The script requires the use of both "Perl" and "NCL". See the NCL Script section in the Tools Chapter on getting and using NCL and NCL scripts. The main script to use is a Perl script which will then in turn call the NCL script that actually creates the output files. The ncl script gets it's settings from environment variables set by the perl script. To get help with the script use "-help" as follows:
> cd models/lnd/clm/tools/ncl_scripts > ./getregional_datasets.pl -help |
SYNOPSIS
getregional_datasets.pl [options] Extracts out files for a single box region from the \
global
grid for the region of interest. Choose a box determined by
the NorthEast and SouthWest corners.
OPTIONS
-debug [or -d] Just debug by printing out what the script would do.
This can be useful to find the size of the output area.
-help [or -h] Print usage to STDOUT.
-mask "landmask" Type of land-mask (i.e. navy, gx3v7, gx1v6 etc.) (default gx1v6)
\
-mycsmdata "dir" Root directory of where to put your csmdata.
(default /home/erik/inputdata or value of CSMDATA env variable)
-mydataid "name" [or -id] Your name for the region that will be extracted. \
(REQUIRED)
Recommended name: grid-size_global-resolution_location \
(?x?pt_f??_????)
(i.e. 12x13pt_f19_alaskaUSA for 12x13 grid cells from the f19 \
global resolution over Alaska)
-NE_corner "lat,lon" [or -ne] North East corner latitude and longitude \
(REQUIRED)
-nomv Do NOT move datasets to final location, just leave them in \
current directory
-res "resolution" Global horizontal resolution to extract data from (default \
1.9x2.5).
-rcp "pathway" Representative concentration pathway for future scenarios
Only used when simulation year range ends in a future
year, such as 2100.
(default -999.9).
-sim_year "year" Year to simulate for input datasets (i.e. 1850, 2000) (default \
2000)
(default 2000)
-sim_yr_rng "year-range" Range of years for transient simulations
(i.e. 1850-2000, 1850-2100, or constant) (default constant)
-SW_corner "lat,lon" [or -sw] South West corner latitude and longitude \
(REQUIRED)
-verbose [or -v] Make output more verbose.
|
The required options are: -id,
-ne, and -se, for the output identifier
name to use in the filenames, latitude and longitude of the Northeast corner, and
latitude and longitude of the SouthEast corner (in degrees). Options that specify
which files will be used are: -mask, -res,
-rcp, -sim_year, and -sim_yr_rng
for the land-mask to use, global resolution name, representative concentration pathway
for future scenarios, simulation year, and simulation year range.
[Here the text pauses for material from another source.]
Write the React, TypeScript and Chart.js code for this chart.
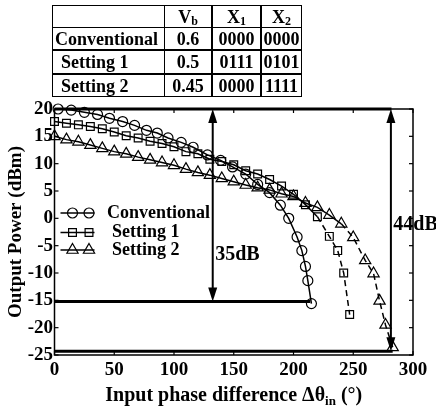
import React, { useEffect, useRef } from "react";
import { Chart, registerables } from "chart.js";

Chart.register(...registerables);

// ---- data ----
const conventionalX = [3, 14, 25, 36, 46, 57, 67, 77, 86, 95, 106, 116, 128, 139, 149, 160, 170, 180, 189, 196, 203, 207, 210, 212, 215];
const conventionalY = [20.0, 19.8, 19.4, 19.0, 18.3, 17.7, 17.0, 16.1, 15.6, 14.7, 13.9, 13.0, 11.6, 10.6, 9.4, 8.1, 6.2, 4.7, 2.4, 0.0, -3.4, -5.9, -8.8, -11.4, -15.6];

const setting1X = [0, 10, 20, 30, 40, 50, 60, 70, 80, 90, 100, 110, 120, 130, 140, 150, 160, 170, 180, 190, 200, 210, 220, 230, 237, 242, 247];
const setting1Y = [17.7, 17.4, 17.1, 16.8, 16.4, 15.8, 15.1, 14.7, 14.1, 13.7, 13.1, 12.2, 11.8, 10.8, 10.4, 9.8, 8.7, 8.1, 7.1, 5.9, 4.4, 2.5, 0.3, -3.3, -5.9, -10.0, -17.6];

const setting2X = [0, 10, 20, 30, 40, 50, 60, 70, 80, 90, 100, 110, 120, 130, 140, 150, 160, 170, 180, 190, 200, 210, 220, 230, 240, 250, 260, 267, 272, 277, 283];
const setting2Y = [15.0, 14.4, 14.0, 13.4, 12.8, 12.2, 11.8, 11.2, 10.7, 10.2, 9.7, 9.0, 8.4, 7.9, 7.3, 6.7, 6.1, 5.6, 5.2, 4.5, 4.0, 2.8, 2.0, 0.6, -1.0, -3.5, -7.7, -10.1, -15.1, -19.5, -23.6];

const seriesNames = ["Conventional", "Setting 1", "Setting 2"];

const xTicks = [0, 50, 100, 150, 200, 250, 300];
const yTicks = [-25, -20, -15, -10, -5, 0, 5, 10, 15, 20];

// reference levels: [yValue, xEnd]
const levelY = [20, -15.2, -24.3];
const levelXEnd = [282, 214, 283];
// double arrows
const arrowX = [132.4, 281.5];
const arrowTop = [20, 20];
const arrowBottom = [-15.2, -24.3];
const arrowLabels = ["35dB", "44dB"];
const arrowLabelX = [134.5, 283.5];
const arrowLabelY = [-6.6, -1.2];

// table
const tableHeader = ["", "V", "X", "X"];
const tableHeaderSub = ["", "b", "1", "2"];
const tableRows = [
  ["Conventional", "0.6", "0000", "0000"],
  ["Setting 1", "0.5", "0111", "0101"],
  ["Setting 2", "0.45", "0000", "1111"],
];

const SERIF = '"Liberation Serif", "Times New Roman", serif';

const toPts = (xs: number[], ys: number[]) => xs.map((x, i) => ({ x, y: ys[i] }));

function drawMarker(ctx: CanvasRenderingContext2D, style: string, x: number, y: number, r: number) {
  ctx.beginPath();
  if (style === "circle") {
    ctx.arc(x, y, r, 0, Math.PI * 2);
  } else if (style === "rect") {
    const s = r * Math.SQRT1_2;
    ctx.rect(x - s, y - s, 2 * s, 2 * s);
  } else {
    let a = 0;
    ctx.moveTo(x + Math.sin(a) * r, y - Math.cos(a) * r);
    a += (2 * Math.PI) / 3;
    ctx.lineTo(x + Math.sin(a) * r, y - Math.cos(a) * r);
    a += (2 * Math.PI) / 3;
    ctx.lineTo(x + Math.sin(a) * r, y - Math.cos(a) * r);
    ctx.closePath();
  }
  ctx.stroke();
}

const markerStyles = ["circle", "rect", "triangle"];
const markerRadii = [5, 5.5, 6.5];

const overlayPlugin = {
  id: "overlay",
  afterDatasetsDraw(chart: any) {
    const { ctx, chartArea: a, scales } = chart;
    const xs = scales.x;
    const ys = scales.y;
    const line = (x1: number, y1: number, x2: number, y2: number) => {
      ctx.beginPath();
      ctx.moveTo(x1, y1);
      ctx.lineTo(x2, y2);
      ctx.stroke();
    };
    ctx.save();
    ctx.strokeStyle = "#000";
    ctx.fillStyle = "#000";
    // frame
    ctx.lineWidth = 1.5;
    ctx.strokeRect(a.left, a.top, a.right - a.left, a.bottom - a.top);
    // inward ticks
    ctx.lineWidth = 1.2;
    xTicks.forEach((v) => {
      const px = xs.getPixelForValue(v);
      line(px, a.bottom, px, a.bottom - 4);
      line(px, a.top, px, a.top + 4);
    });
    yTicks.forEach((v) => {
      const py = ys.getPixelForValue(v);
      line(a.left, py, a.left + 4, py);
      line(a.right, py, a.right - 4, py);
    });
    // reference levels
    ctx.lineWidth = 3;
    levelY.forEach((v, i) => {
      const py = ys.getPixelForValue(v);
      line(xs.getPixelForValue(0), py, xs.getPixelForValue(levelXEnd[i]), py);
    });
    // double arrows
    arrowX.forEach((v, i) => {
      const px = xs.getPixelForValue(v);
      const pt = ys.getPixelForValue(arrowTop[i]);
      const pb = ys.getPixelForValue(arrowBottom[i]);
      const hl = 14;
      const hw = 4.5;
      ctx.lineWidth = 2;
      line(px, pt + hl - 1, px, pb - hl + 1);
      ctx.beginPath();
      ctx.moveTo(px, pt);
      ctx.lineTo(px - hw, pt + hl);
      ctx.lineTo(px + hw, pt + hl);
      ctx.closePath();
      ctx.fill();
      ctx.beginPath();
      ctx.moveTo(px, pb);
      ctx.lineTo(px - hw, pb - hl);
      ctx.lineTo(px + hw, pb - hl);
      ctx.closePath();
      ctx.fill();
      ctx.font = `bold 20px ${SERIF}`;
      ctx.textAlign = "left";
      ctx.textBaseline = "middle";
      ctx.fillText(arrowLabels[i], xs.getPixelForValue(arrowLabelX[i]), ys.getPixelForValue(arrowLabelY[i]));
    });
    // legend
    const rowsY = [a.top + 104, a.top + 123.5, a.top + 141];
    const textX = [a.left + 52.5, a.left + 57.5, a.left + 57.5];
    seriesNames.forEach((name, i) => {
      const ry = rowsY[i];
      ctx.lineWidth = 1.5;
      line(a.left + 6, ry, a.left + 40, ry);
      ctx.lineWidth = 1.2;
      drawMarker(ctx, markerStyles[i], a.left + 18, ry, markerRadii[i]);
      drawMarker(ctx, markerStyles[i], a.left + 34.5, ry, markerRadii[i]);
      ctx.font = `bold 18px ${SERIF}`;
      ctx.textAlign = "left";
      ctx.textBaseline = "middle";
      ctx.fillText(name, textX[i], ry);
    });
    // x axis title with subscript
    const p1 = "Input phase difference \u0394\u03B8";
    const sub = "in";
    const p3 = " (\u00B0)";
    const big = `bold 20px ${SERIF}`;
    const small = `bold 13px ${SERIF}`;
    ctx.font = big;
    const w1 = ctx.measureText(p1).width;
    const w3 = ctx.measureText(p3).width;
    ctx.font = small;
    const w2 = ctx.measureText(sub).width;
    const total = w1 + w2 + w3;
    let tx = (a.left + a.right) / 2 - total / 2;
    const base = 401;
    ctx.textBaseline = "alphabetic";
    ctx.textAlign = "left";
    ctx.font = big;
    ctx.fillText(p1, tx, base);
    tx += w1;
    ctx.font = small;
    ctx.fillText(sub, tx, base + 4);
    tx += w2;
    ctx.font = big;
    ctx.fillText(p3, tx, base);
    ctx.restore();
  },
};

function ChartCanvas() {
  const ref = useRef<HTMLCanvasElement | null>(null);
  useEffect(() => {
    if (!ref.current) return;
    const common = {
      borderColor: "#000",
      backgroundColor: "transparent",
      pointBorderColor: "#000",
      pointBackgroundColor: "transparent",
      borderWidth: 1.5,
      pointBorderWidth: 1.2,
      showLine: true,
      fill: false,
      tension: 0,
      clip: false as any,
    };
    const chart = new Chart(ref.current, {
      type: "scatter",
      data: {
        datasets: [
          {
            ...common,
            label: seriesNames[0],
            data: toPts(conventionalX, conventionalY),
            pointStyle: "circle",
            pointRadius: markerRadii[0],
          },
          {
            ...common,
            label: seriesNames[1],
            data: toPts(setting1X, setting1Y),
            pointStyle: "rect",
            pointRadius: markerRadii[1],
            segment: {
              borderDash: (c: any) => (c.p0.parsed.x >= 220 ? [6, 4] : undefined),
            },
          },
          {
            ...common,
            label: seriesNames[2],
            data: toPts(setting2X, setting2Y),
            pointStyle: "triangle",
            pointRadius: markerRadii[2],
            segment: {
              borderDash: (c: any) => (c.p0.parsed.x >= 240 ? [6, 4] : undefined),
            },
          },
        ],
      },
      options: {
        responsive: false,
        animation: false,
        layout: { padding: { top: 109, right: 23, left: 0, bottom: 0 } },
        plugins: { legend: { display: false }, tooltip: { enabled: false } },
        scales: {
          x: {
            type: "linear",
            min: 0,
            max: 300,
            ticks: {
              stepSize: 50,
              color: "#000",
              font: { family: SERIF, size: 19, weight: "bold" },
              padding: 4,
              maxRotation: 0,
            },
            grid: { display: false, drawTicks: false },
            border: { display: false },
            afterFit: (s: any) => {
              s.height = 55;
            },
          },
          y: {
            type: "linear",
            min: -25,
            max: 20,
            ticks: {
              stepSize: 5,
              color: "#000",
              font: { family: SERIF, size: 19, weight: "bold" },
              padding: 1.5,
            },
            grid: { display: false, drawTicks: false },
            border: { display: false },
            title: {
              display: true,
              text: "Output Power (dBm)",
              color: "#000",
              font: { family: SERIF, size: 19, weight: "bold" },
              padding: { top: 5, bottom: 0 },
            },
            afterFit: (s: any) => {
              s.width = 54.5;
            },
          },
        },
      } as any,
      plugins: [overlayPlugin],
    });
    return () => chart.destroy();
  }, []);
  return <canvas ref={ref} width={436} height={410} style={{ display: "block" }} />;
}

export default function App() {
  const colW = [113, 48, 49, 41];
  const colLeft = [52, 165, 213, 262];
  const rowTop = [5, 28, 51, 75];
  const rowH = [23, 23, 24, 23];
  const text: React.CSSProperties = {
    position: "absolute",
    fontFamily: SERIF,
    fontWeight: "bold",
    fontSize: 18,
    lineHeight: "20px",
    whiteSpace: "nowrap",
    color: "#000",
    boxSizing: "border-box",
    overflow: "visible",
  };
  const cells: React.ReactNode[] = [];
  const allRows = [tableHeader, ...tableRows];
  allRows.forEach((r, ri) => {
    r.forEach((v, ci) => {
      const isFirst = ci === 0;
      cells.push(
        <div
          key={`${ri}-${ci}`}
          style={{
            ...text,
            left: colLeft[ci],
            top: rowTop[ri],
            width: colW[ci],
            height: rowH[ri],
            border: "1.2px solid #000",
            marginLeft: ci > 0 ? -1 : 0,
            marginTop: ri > 0 ? -1 : 0,
            display: "flex",
            alignItems: "center",
            justifyContent: isFirst ? "flex-start" : "center",
            paddingLeft: isFirst ? (ri === 1 ? 2 : 8) : 0,
          }}
        >
          {v}
          {ri === 0 && tableHeaderSub[ci] ? (
            <span style={{ fontSize: 12, position: "relative", top: 4 }}>{tableHeaderSub[ci]}</span>
          ) : null}
        </div>
      );
    });
  });
  return (
    <div style={{ position: "fixed", left: 0, top: 0, width: 436, height: 410, background: "#fff", overflow: "hidden" }}>
      <ChartCanvas />
      <div style={{ position: "absolute", left: 0, top: 0, width: 436, height: 110 }}>{cells}</div>
    </div>
  );
}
The location of the
input and output files will be determined by the option -mycsmdata
(can also be set by using the environment variable $CSMDATA). If
you are running on a machine like at NCAR where you do NOT have write permission
to the CESM inputdata files, you should use the scripts/link_dirtree
script to create soft-links of the original files to a location that you can write
to. This way you can use both your new files you created as well as the original
files and use them from the same location.
The remaining options to the script are -debug,
and -verbose. -debug is used to show what
would happen if the script was run, without creating the actual files.
-verbose adds extra log output while creating the files so you
can more easily see what the script is doing.
For example, Run the extraction for data from 52-73 North latitude, 190-220 longitude that creates 13x12 gridcell region from the f19 (1.9x2.5) global resolution over Alaska.
Example 5-4. Example of running getregional_datasets.pl to get datasets for a specific region over Alaska
> cd scripts # First make sure you have a inputdata location that you can write to # You only need to do this step once, so you won't need to do this in the future > setenv MYCSMDATA $HOME/inputdata # Set env var for the directory for input data > ./link_dirtree $CSMDATA $MYCSMDATA > cd ../models/lnd/clm/tools/ncl_scripts > ./getregional_datasets.pl -sw 52,190 -ne 73,220 -id 13x12pt_f19_alaskaUSA -mycsmdata $MYCSMDATA |
| Warning |
See the Section called Warning about Running with a Single-Processor on a Batch Machine for a warning about running single-point jobs on batch machines. |
Note: See the Section called Managing Your Own Data-files in Chapter 3 for notes about managing your data when using link_dirtree.
Now to run a simulation with the datasets created above, you create a single-point
case, and set CLM_USRDAT_NAME to the identifier used above. Note that in the example below
we set the number of processors to use to one (-pecount 1). For a single point, you
should only use a single processor, but for a regional grid, such as the example below
you could use up to the number of grid points (12x13=156 processors.
Example 5-5. Example of using CLM_USRDAT_NAME to run a simulation using user datasets for a
specific region over Alaska
> cd scripts # Create the case and set it to only use one processor > ./create_newcase -case my_userdataset_test -res pt1_pt1 -compset I1850 \ -mach bluefire > cd my_userdataset_test/ > ./xmlchange -file env_run.xml -id DIN_LOC_ROOT_CSMDATA -val $MYCSMDATA > ./xmlchange -file env_conf.xml -id |